What "baseline checks" do teams rebuild each time they spin up a new service/scorecard?
What do we think is standard, but can't trust across teams?
When someone asks "how do we do this here?", where do they look besides docs?
Step 2: Scoring Guide
Explicit 
Is it written down, discoverable, and current?
0 = tribal knowledge
1 = partially documented
2 = clear and accessible
Reusable 
Can teams apply it without rewriting from scratch?
0 = mostly custom each time
1 = partially reusable
2 = fully repeatable
Enforced 
Does it stay true without heroics?
0 = inconsistent
1 = partially reliable
2 = systematically enforced
Step 3: Risk Classification
Low Risk
Start here: formatting, dependency bumps, doc updates, config hygiene, metadata consistency
Medium Risk
Small refactors, flaky test fixes, config changes with good tests
High Risk
Production behavior changes without strong tests or clear rollback paths
Audit Worksheet
Copy and customize this table for your audit session
Use this worksheet to capture your standards audit. Focus on the standards that repeat most frequently and have the highest impact when made consistent.

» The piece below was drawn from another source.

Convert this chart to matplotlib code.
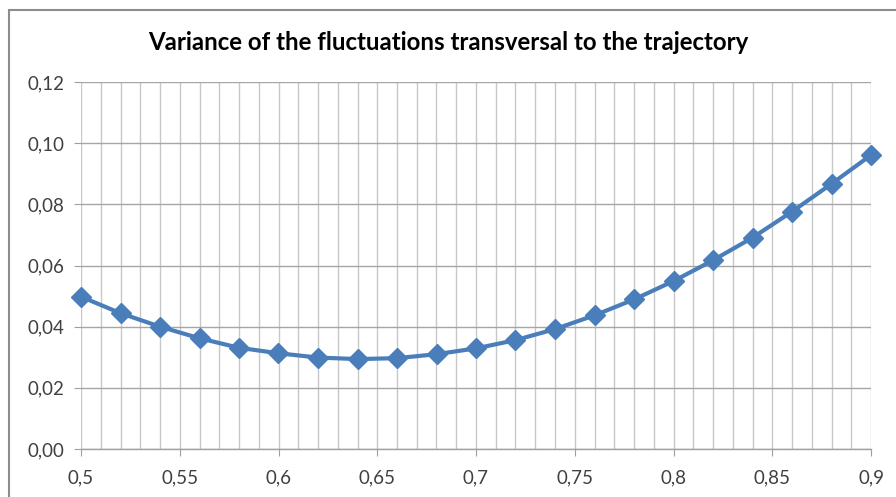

Copy + paste the worksheet below to get started with your audit.
Optional Enhancement
Add a repeat tag column to track frequency: Daily / Weekly / Monthly. This helps prioritize which standards to tackle first based on how often teams encounter the friction.
Using Your Results
After completing the worksheet, look for patterns:
Which standards score lowest on enforcement?
Where is the gap between intent and reality largest?
Which low-risk, high-frequency standards could you fix quickly?
These patterns will guide your selection of the top 3 standards to tackle in the next 30 days.
Use Case Library
Examples to get your wheels turning
Use these examples to prime your brainstorming. You're looking for the standards that are repeated and worth codifying.
Service Readiness & Ownership
Each service has a clear owner (team), on-call rotation, and escalation path
A runbook link exists (even if short)
"How to rollback" is documented for risky systems
Critical dependencies are identified
Reliability Basics
SLO/SLI basics exist for critical user journeys
Alert hygiene expectations (noise targets, paging thresholds)
Post-incident learnings are captured in a consistent format
Security Hygiene & Patch Discipline
Dependency update cadence ("baseline monthly, urgent security within N days")
Secrets scanning expectations and exception handling
Minimum bar for dependency freshness / vulnerability posture
Delivery Standards
"How we ship" consistency
CI gates: unit tests + lint + security scan (your baseline)
Release conventions (tags, changelogs, versioning)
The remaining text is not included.